Elsewhere in Ottawa, at the Human Rights Monument, three members of a group of natives from Newfoundland and Labrador were refusing to eat solid food. The community near Muskrat Falls fears that a hydro-electric plant will ruin their lives.
They believe the planned flooding in connection with the plant could contaminate water with methylmercury, poisoning fish and game. They are trying to pressure Prime Minister Trudeau to step in and solve the problem. Back in Labrador, about 50 people, including some who travelled to Ottawa, have been preventing workers from gaining normal access to the site.
In the U.S. earlier this month a group calling itself Climate Direct Action broke into four pipeline sites and disrupted five major pipelines carrying Canadian crude to various American states. Basically thumbing their noses at authorities, the radicals posted photos and video that show how they closed down the lines. The sites belonged to Enbridge, TransCanada Corp., Kinder Morgan and Spectra Energy Corp.
A need for civil disobedience
Many Canadian environmental leaders do not yet agree that civil disobedience is a necessary weapon to have it their toolkit, but John Bennett isn’t one of them.
“Civil disobedience is breaking an unjust law or breaking a law to draw attention to an unjust law,” Bennett said in 2013 when he was with Sierra Club Canada. “It has played a major role in creating democracy around the world. We shouldn’t forget that ever.” He’s now with Friends of the Earth.
“There is an ideology ruling this country seeking to profit from our natural resources without taking responsibility for climatic catastrophe that awaits our children,” said Bennet, who first broke the law more than 30 years ago for a worthwhile cause. “When (authority) is opposed using the law, it changes the law. When it is presented with evidence, it turns a blind eye and approves the next oil project.”

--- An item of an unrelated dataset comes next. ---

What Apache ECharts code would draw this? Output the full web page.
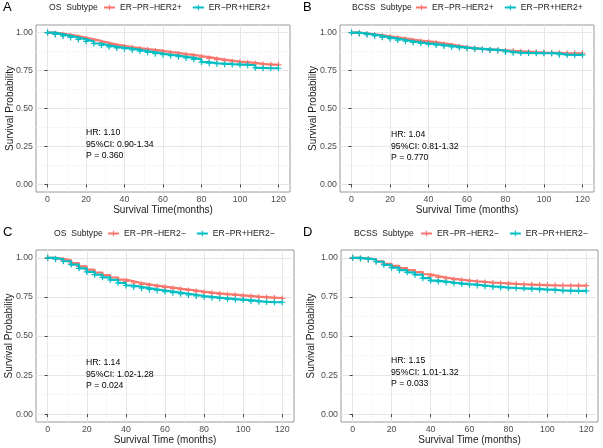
<!DOCTYPE html>
<html><head><meta charset="utf-8">
<script src="https://cdn.jsdelivr.net/npm/echarts@6/dist/echarts.min.js"></script>
<style>html,body{margin:0;padding:0;background:#fff}#c{width:603px;height:448px}</style>
</head><body><div id="c"></div>
<script>
// ---- data ----
const months = [0,4,8,12,16,20,24,28,32,36,40,44,48,52,56,60,64,68,72,76,80,84,88,92,96,100,104,108,112,116,120];
const xTicks = [0,20,40,60,80,100,120];
const xMinor = [10,30,50,70,90,110];
const yTicks = [0,0.25,0.5,0.75,1];
const yMinor = [0.125,0.375,0.625,0.875];

const nameNegPos = 'ER\u2212PR\u2212HER2+';
const namePosPos = 'ER\u2212PR+HER2+';
const nameNegNeg = 'ER\u2212PR\u2212HER2\u2212';
const namePosNeg = 'ER\u2212PR+HER2\u2212';

// A: OS, HER2+
const osHer2pRed  = [1.000,0.993,0.985,0.977,0.967,0.956,0.945,0.932,0.921,0.912,0.905,0.898,0.892,0.886,0.879,0.872,0.866,0.859,0.853,0.846,0.838,0.830,0.822,0.815,0.809,0.805,0.800,0.794,0.790,0.788,0.788];
const osHer2pCyan = [1.000,0.988,0.978,0.968,0.955,0.942,0.928,0.916,0.906,0.899,0.894,0.886,0.878,0.870,0.861,0.854,0.848,0.841,0.833,0.824,0.806,0.798,0.795,0.792,0.790,0.788,0.785,0.768,0.765,0.765,0.765];
// B: BCSS, HER2+
const bcssHer2pRed  = [1.000,0.995,0.989,0.983,0.976,0.969,0.962,0.954,0.947,0.942,0.937,0.930,0.922,0.913,0.905,0.898,0.893,0.889,0.886,0.883,0.880,0.877,0.874,0.871,0.869,0.867,0.866,0.864,0.864,0.864,0.864];
const bcssHer2pCyan = [1.000,0.994,0.987,0.979,0.969,0.960,0.951,0.943,0.935,0.929,0.924,0.918,0.912,0.906,0.901,0.897,0.893,0.889,0.886,0.882,0.872,0.868,0.866,0.865,0.864,0.864,0.863,0.854,0.853,0.853,0.853];
// C: OS, HER2-
const osHer2nRed  = [1.000,0.994,0.984,0.966,0.945,0.925,0.906,0.889,0.874,0.861,0.849,0.839,0.830,0.823,0.816,0.810,0.803,0.797,0.791,0.784,0.778,0.773,0.768,0.764,0.760,0.756,0.752,0.749,0.746,0.743,0.740];
const osHer2nCyan = [1.000,0.991,0.978,0.957,0.933,0.910,0.892,0.875,0.859,0.840,0.823,0.814,0.806,0.798,0.791,0.784,0.777,0.770,0.763,0.756,0.750,0.745,0.741,0.736,0.733,0.730,0.723,0.719,0.717,0.716,0.716];
// D: BCSS, HER2-
const bcssHer2nRed  = [1.000,0.996,0.991,0.978,0.962,0.948,0.935,0.922,0.909,0.895,0.883,0.874,0.866,0.860,0.855,0.850,0.846,0.842,0.839,0.836,0.833,0.831,0.829,0.827,0.825,0.824,0.823,0.823,0.822,0.822,0.822];
const bcssHer2nCyan = [1.000,0.995,0.990,0.975,0.955,0.937,0.921,0.907,0.892,0.870,0.854,0.848,0.842,0.837,0.832,0.828,0.823,0.818,0.814,0.810,0.807,0.805,0.803,0.801,0.797,0.796,0.791,0.790,0.789,0.789,0.789];

const panelLetters = ['A','B','C','D'];
const panelTitles = ['OS  Subtype','BCSS  Subtype','OS  Subtype','BCSS  Subtype'];
const xTitles = ['Survival Time(months)','Survival Time (months)','Survival Time (months)','Survival Time (months)'];
const yTitle = 'Survival Probability';
const statTexts = [
  ['HR: 1.10','95%CI: 0.90-1.34','P = 0.360'],
  ['HR: 1.04','95%CI: 0.81-1.32','P = 0.770'],
  ['HR: 1.14','95%CI: 1.02-1.28','P = 0.024'],
  ['HR: 1.15','95%CI: 1.01-1.32','P = 0.033']
];
const panelSeries = [
  [[nameNegPos, osHer2pRed],[namePosPos, osHer2pCyan]],
  [[nameNegPos, bcssHer2pRed],[namePosPos, bcssHer2pCyan]],
  [[nameNegNeg, osHer2nRed],[namePosNeg, osHer2nCyan]],
  [[nameNegNeg, bcssHer2nRed],[namePosNeg, bcssHer2nCyan]]
];

// ---- layout ----
const RED = '#F8766D', CYAN = '#00BFC4';
const FONT = 'Liberation Sans, Arial, sans-serif';
const grids = [
  {left:36, top:25, width:254, height:167},
  {left:340, top:25, width:254, height:167},
  {left:36, top:250, width:258, height:172},
  {left:341, top:250, width:257, height:172}
];
const legendPos = [
  {left:103, top:3, title:49},
  {left:415, top:3, title:352},
  {left:107, top:229, title:54},
  {left:420, top:229, title:354}
];
const yTitleX = [10, 313, 9, 311];
const statPos = [[86,133],[391,135],[86,363],[391,361]];
const plus = 'path://M2,0H3V2H5V3H3V5H2V3H0V2H2Z';

const option = {
  animation:false,
  textStyle:{fontFamily:FONT},
  grid:[], xAxis:[], yAxis:[], series:[], legend:[], graphic:[]
};

grids.forEach((g,i)=>{
  option.grid.push(Object.assign({show:true, borderColor:'#9a9a9a', borderWidth:1, backgroundColor:'#fff'}, g));
  // minor axes (gridlines only)
  option.xAxis.push({type:'value', gridIndex:i, min:-6, max:126, position:'bottom',
    axisLine:{show:false}, axisLabel:{show:false}, axisTick:{show:false, customValues:xMinor},
    splitLine:{show:true, lineStyle:{color:'#f3f3f3', width:0.7}}});
  option.yAxis.push({type:'value', gridIndex:i, min:-0.05, max:1.05, position:'left',
    axisLine:{show:false}, axisLabel:{show:false}, axisTick:{show:false, customValues:yMinor},
    splitLine:{show:true, lineStyle:{color:'#f3f3f3', width:0.7}}});
  // major axes
  option.xAxis.push({type:'value', gridIndex:i, min:-6, max:126, position:'bottom',
    name:xTitles[i], nameLocation:'middle', nameGap:13, nameMoveOverlap:false,
    nameTextStyle:{fontSize:10, color:'#1a1a1a', fontFamily:FONT},
    axisLine:{show:false},
    axisTick:{show:true, length:3, customValues:xTicks, lineStyle:{color:'#444'}},
    axisLabel:{show:true, customValues:xTicks, fontSize:8.8, color:'#4d4d4d', margin:3, fontFamily:FONT},
    splitLine:{show:true, lineStyle:{color:'#e6e6e6', width:1}}});
  option.yAxis.push({type:'value', gridIndex:i, min:-0.05, max:1.05, position:'left',
    axisLine:{show:false},
    axisTick:{show:true, length:3, customValues:yTicks, lineStyle:{color:'#444'}},
    axisLabel:{show:true, customValues:yTicks, fontSize:8.8, color:'#4d4d4d', margin:3, fontFamily:FONT,
      formatter:v=>v.toFixed(2)},
    splitLine:{show:true, lineStyle:{color:'#e6e6e6', width:1}}});
  const axIdx = 2*i+1;
  panelSeries[i].forEach((s,k)=>{
    const col = k===0 ? RED : CYAN;
    option.series.push({type:'line', name:s[0], xAxisIndex:axIdx, yAxisIndex:axIdx,
      data: months.map((m,j)=>[m, s[1][j]]), step:'end',
      symbol:plus, symbolSize:6, showSymbol:true,
      itemStyle:{color:col}, lineStyle:{color:col, width:2.2}, z: 3+k});
  });
  option.legend.push({left:legendPos[i].left, top:legendPos[i].top, width:240, padding:0, orient:'horizontal',
    data:[panelSeries[i][0][0], panelSeries[i][1][0]], itemWidth:11, itemHeight:7, itemGap:10,
    textStyle:{fontSize:8.6, color:'#1a1a1a', fontFamily:FONT}, selectedMode:false});
  option.graphic.push({type:'text', left:legendPos[i].title, top:legendPos[i].top, z:100,
    style:{text:panelTitles[i], fontSize:8.6, fill:'#1a1a1a', fontFamily:FONT}});
  option.graphic.push({type:'text', left:(i%2===0?3:303), top:(i<2?1:226), z:100,
    style:{text:panelLetters[i], fontSize:13, fill:'#000', fontFamily:FONT}});
  option.graphic.push({type:'text', left:statPos[i][0], top:statPos[i][1]-6, z:100,
    style:{text:statTexts[i].join('\n'), fontSize:8.7, lineHeight:11.5, fill:'#000', fontFamily:FONT}});
  option.graphic.push({type:'text', x:yTitleX[i], y:g.top + g.height/2, rotation:Math.PI/2, z:100,
    style:{text:yTitle, fontSize:10, fill:'#1a1a1a', fontFamily:FONT, align:'center', verticalAlign:'middle'}});
});

const chart = echarts.init(document.getElementById('c'), null, {renderer:'canvas'});
chart.setOption(option);
</script></body></html>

Many of the young folks who so proudly broke the law in Ottawa Monday will heed the words of John Bennett and likely go on to use civil disobedience to fight unjust laws.
Nick Fillmore is a Toronto freelance journalist and social activist and a frequent contributor to the National Observer. He recently joined a small Toronto environmental group, Climate Action NOW. You can visit his blog at: nickfillmore.blogspot.com
Comments
Bravo to these young people for 'putting themselves at risk of arrest' for the greater good of slowing down the rate of climate chaos. It is not just their future they are fighting for, this action is for all of us. I continue to find it interesting that 'climbing over police barricades' is an arrestable action, yet putting human civilization at risk is not. Every day there are well-paid Fossil Fuel lobbyists attempting to influence our elected representatives to do just this. This is not only a 'legal activity' but it is tax deductible for Industry Corporations. Once we have voted our voices mean little, compared to the daily, ongoing influence of this Industry. Perhaps we should have a shift in the language we use to describe what is happening. Perhaps instead of calling the students 'protesters', we could call them student activist lobbyists (unpaid) and perhaps we could call the individuals who were a part of Climate Direct Action 'concerned citizens' rather than 'radicals'. Just a thought. Thanks for the article.
They are brave young people and I like the idea that they should be called activist lobbyists.